LaBute has substantially rewritten the 90-minute “Break of Noon” since Bonney directed its New York debut last November at the Lucille Lortel Theater, with David Duchovny playing the archetypal Everyman John Smith. (In the Geffen production, Tracee Chimo and John Earl Jelks complete the four-person cast.) The New York staging got an unfavorable notice from New York Times critic Ben Brantley, who wrote that although the play shared a theme with LaBute’s “The Mercy Seat” (2002) and “Some Girl(s)” — “the possibility of divine grace in an irredeemably human world” — “Break of Noon” “feels like standard-issue LaBute, recycled to the point of thread-bareness.”

Asked if LaBute is misunderstood, Bonney laughs.


“I think yes and no. I think he is, but I think also he asks for it, you know? He’s a button-pusher. And he loves that. I mean, he revels in that. And then also sometimes he just simply likes a good yarn, a difficult character, a good joke. He’s a storyteller, he’s an entertainer.”

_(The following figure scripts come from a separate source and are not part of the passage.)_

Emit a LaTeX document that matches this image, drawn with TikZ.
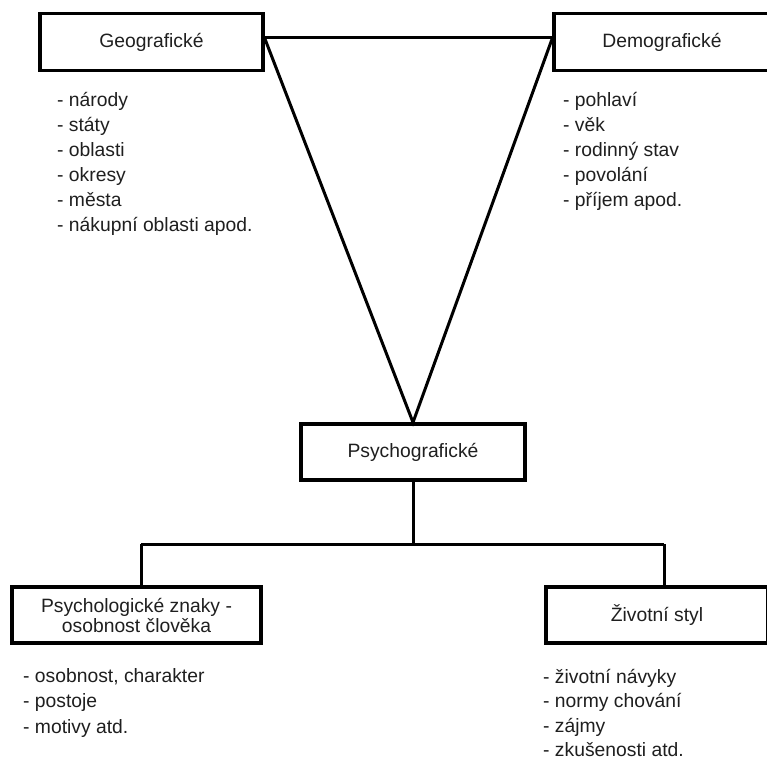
\documentclass[tikz,border=0pt]{standalone}
\usepackage{fontspec}
\setmainfont{Liberation Sans}
\begin{document}
\begin{tikzpicture}[x=1pt,y=-1pt,
  box/.style={draw=black, line width=3.2pt, fill=white, inner sep=0pt,
    minimum height=57pt, text=black!88, font=\fontsize{19.3}{20}\selectfont, align=center},
  conn/.style={line width=3pt, line join=miter},
  item/.style={anchor=base west, inner sep=0pt, text=black!88, font=\fontsize{19.3}{25}\selectfont}]
\clip (0,0) rectangle (767,760);
\fill[white] (0,0) rectangle (767,760);
% boxes
\node[box, minimum width=223pt] (geo) at (151.5,42) {Geografické};
\node[box, minimum width=216pt] (dem) at (662,42) {Demografické};
\node[box, minimum width=224pt, minimum height=56pt] (psy) at (413,452) {Psychografické};
\node[box, minimum width=249pt, minimum height=56pt] (psl) at (136.5,615) {Psychologické znaky -\\osobnost člověka};
\node[box, minimum width=222pt, minimum height=56pt] (ziv) at (657,615) {Životní styl};
% connectors
\draw[conn] ([yshift=4pt]geo.east) -- ([yshift=4pt]dem.west);
\draw[conn] ([yshift=4pt]geo.east) -- (psy.north) -- ([yshift=4pt]dem.west);
\coordinate (jl) at (141,544);
\coordinate (jr) at (664,544);
\draw[conn] (psy.south) -- (psy.south |- jl);
\draw[conn] (jl) -- (jr);
\draw[conn] (jl) -- (jl |- psl.north);
\draw[conn] (jr) -- (jr |- ziv.north);
% lists
\foreach \t [count=\i] in {národy, státy, oblasti, okresy, města, nákupní oblasti apod.}
  \node[item] (g\i) at (57,{106+25*(\i-1)}) {- \t};
\foreach \t [count=\i] in {pohlaví, věk, rodinný stav, povolání, příjem apod.}
  \node[item] (d\i) at (563,{106+25*(\i-1)}) {- \t};
\foreach \t [count=\i] in {{osobnost, charakter}, postoje, motivy atd.}
  \node[item] (p\i) at (23,{682+25.5*(\i-1)}) {- \t};
\foreach \t [count=\i] in {životní návyky, normy chování, zájmy, zkušenosti atd.}
  \node[item] (z\i) at (543,{683+24.5*(\i-1)}) {- \t};
\end{tikzpicture}
\end{document}
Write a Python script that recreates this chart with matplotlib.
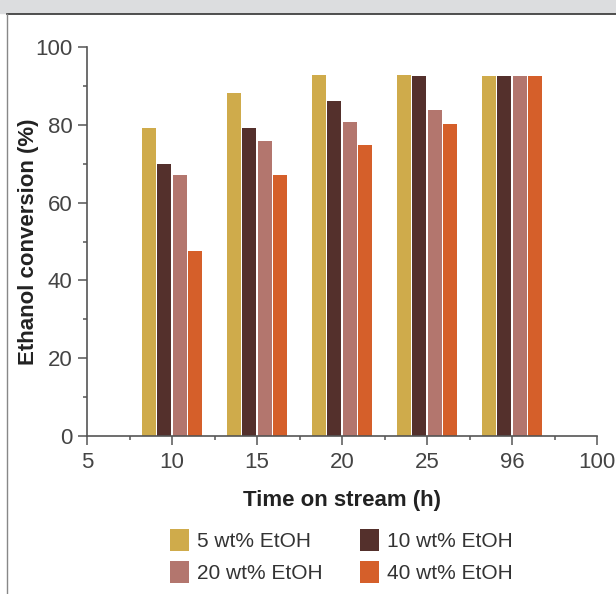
import matplotlib
matplotlib.use("Agg")
import matplotlib.pyplot as plt
import numpy as np
from matplotlib.lines import Line2D
from matplotlib.patches import Rectangle
from matplotlib.ticker import MultipleLocator

# Ethanol conversion (%)
tick_labels = ["5", "10", "15", "20", "25", "96", "100"]
group_ticks = [1, 2, 3, 4, 5]  # bars sit at the 10..96 ticks
series_names = ["5 wt% EtOH", "10 wt% EtOH", "20 wt% EtOH", "40 wt% EtOH"]
conv_5 = [79.2, 88.2, 92.8, 92.8, 92.5]
conv_10 = [70.0, 79.2, 86.1, 92.5, 92.5]
conv_20 = [67.1, 75.8, 80.7, 83.8, 92.5]
conv_40 = [47.6, 67.1, 74.8, 80.2, 92.5]
colors = ["#CFAB4B", "#54302C", "#B3766E", "#D55F2A"]

plt.rcParams["font.family"] = ["Liberation Sans", "DejaVu Sans"]

fig = plt.figure(figsize=(6.16, 5.94), dpi=100)

# gray band and frame lines at the top / left
fig.patches.append(Rectangle((0, 1 - 13 / 594), 1, 13 / 594, transform=fig.transFigure,
                             color="#DCDDDF", zorder=0))
fig.lines.append(Line2D([7 / 616, 1], [1 - 14 / 594] * 2, transform=fig.transFigure,
                        color="#333333", lw=1.2))
fig.lines.append(Line2D([7 / 616] * 2, [0, 1 - 14 / 594], transform=fig.transFigure,
                        color="#888888", lw=1.0))

ax = fig.add_axes([87 / 616, 1 - 436 / 594, 510 / 616, 389 / 594])

pitch, width = 0.183, 0.165
x = np.array(group_ticks, dtype=float)
all_series = [conv_5, conv_10, conv_20, conv_40]
bars = []
for i, (vals, name, c) in enumerate(zip(all_series, series_names, colors)):
    bars.append(ax.bar(x + (i - 1.5) * pitch, vals, width=width, color=c,
                       label=name, zorder=2))

ax.set_xlim(0, 6)
ax.set_ylim(0, 100)
ax.set_xticks(range(len(tick_labels)))
ax.set_xticklabels(tick_labels)
ax.xaxis.set_minor_locator(MultipleLocator(0.5))
ax.yaxis.set_major_locator(MultipleLocator(20))
ax.yaxis.set_minor_locator(MultipleLocator(10))

for s in ["top", "right"]:
    ax.spines[s].set_visible(False)
for s in ["left", "bottom"]:
    ax.spines[s].set_color("#555555")
    ax.spines[s].set_linewidth(1.2)

ax.tick_params(which="both", direction="out", color="#555555", width=1.1,
               labelsize=16, labelcolor="#444444")
ax.tick_params(which="major", length=6.5, pad=4)
ax.tick_params(which="minor", length=3.2)
ax.tick_params(axis="x", which="major", pad=5)

ax.set_xlabel("Time on stream (h)", fontsize=16, fontweight="bold",
              color="#222222", labelpad=12)
ax.set_ylabel("Ethanol conversion (%)", fontsize=16, fontweight="bold",
              color="#222222", labelpad=-3)

# reference fills the legend row by row
order = [0, 2, 1, 3]
ax.legend([bars[k] for k in order], [series_names[k] for k in order],
          loc="center", bbox_to_anchor=(341 / 616, 1 - 556 / 594),
          bbox_transform=fig.transFigure, ncol=2, frameon=False, fontsize=15,
          handlelength=0.91, handleheight=1.25, handletextpad=0.38,
          columnspacing=1.8, labelspacing=0.45, labelcolor="#333333")

fig.savefig("out.png", dpi=100)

Asked how and why she first gravitated to new works, Bonney, whose gentle, empathetic manner veils a restless, incisive intellect, cited the wild and woolly artistic climate of Lower Manhattan in the late 1970s and early ‘80s. In those years, she and Bogosian (the couple married in 1980) were part of a vibrant downtown scene consisting of actors, visual and performance artists, musicians and writers. People made art together, attended their friends’ shows, slept together, sometimes got married.

The daughter of a Qantas airline pilot and a former-journalist mother, Bonney attended art school and was making short films when she met Bogosian and hired him to do a voice-over. But she never previously had been active in the theater, at least not the traditional theater of the “well-made play.” After the couple started working together on Bogosian’s early theatrical monologues, it seemed natural to Bonney to continue focusing on new material.

“I didn’t know anything else,” she said. “I hadn’t been trained, I hadn’t gone to school and done Chekhov or Shakespeare or contemporary theater. So I learned on my feet, working with Eric. And then other people who were watching me work with Eric, because we went into theaters, started saying to me, ‘Oh, we see what you do, that’s great, we have this young writer-actor here,’ let’s say like Danny Hoch.”


Speaking by phone, her husband stressed that the partnership was mutually beneficial. “I wouldn’t exist as an artist without Jo,” Bogosian said. “I was stumbling around, and I had some ideas. But without Jo helping me focus and collect and take the next step — it was everything.”

The communal, cooperative spirit of that era has stayed with Bonney. The pleasure she takes in the rehearsal process, above all, registers in her customary facial expression: a kind of serenely intense curiosity and engagement.

“It’s totally like being in the sand pit and building sand castles,” she said of a production’s formative stages. “Because also theater disappears in the end, all this work you do. The play remains, clearly, the script remains for everyone else.”

And that, she believes, is exactly how things should be. She approves of the sentiment that James Joyce expressed through Stephen Dedalus in “A Portrait of the Artist as a Young Man,” that the artist at some point must dissolve into her or his own creation, “refined out of existence.” That applies to theater directors too, said Bonney, who received a 1998 Obie Award for sustained excellence of direction.


“I love the idea that the director disappears once the show is onstage, that you can actually like detail every little thing, but your hand should be fairly invisible once it’s moving,” she said. “The director has such a strong hand in terms of the look of it and the transitions and the rhythm. He shapes so much. But when it comes to the actors, I think it’s great if you have the feeling that they’re just acting in the moment. That’s the best sort of acting.”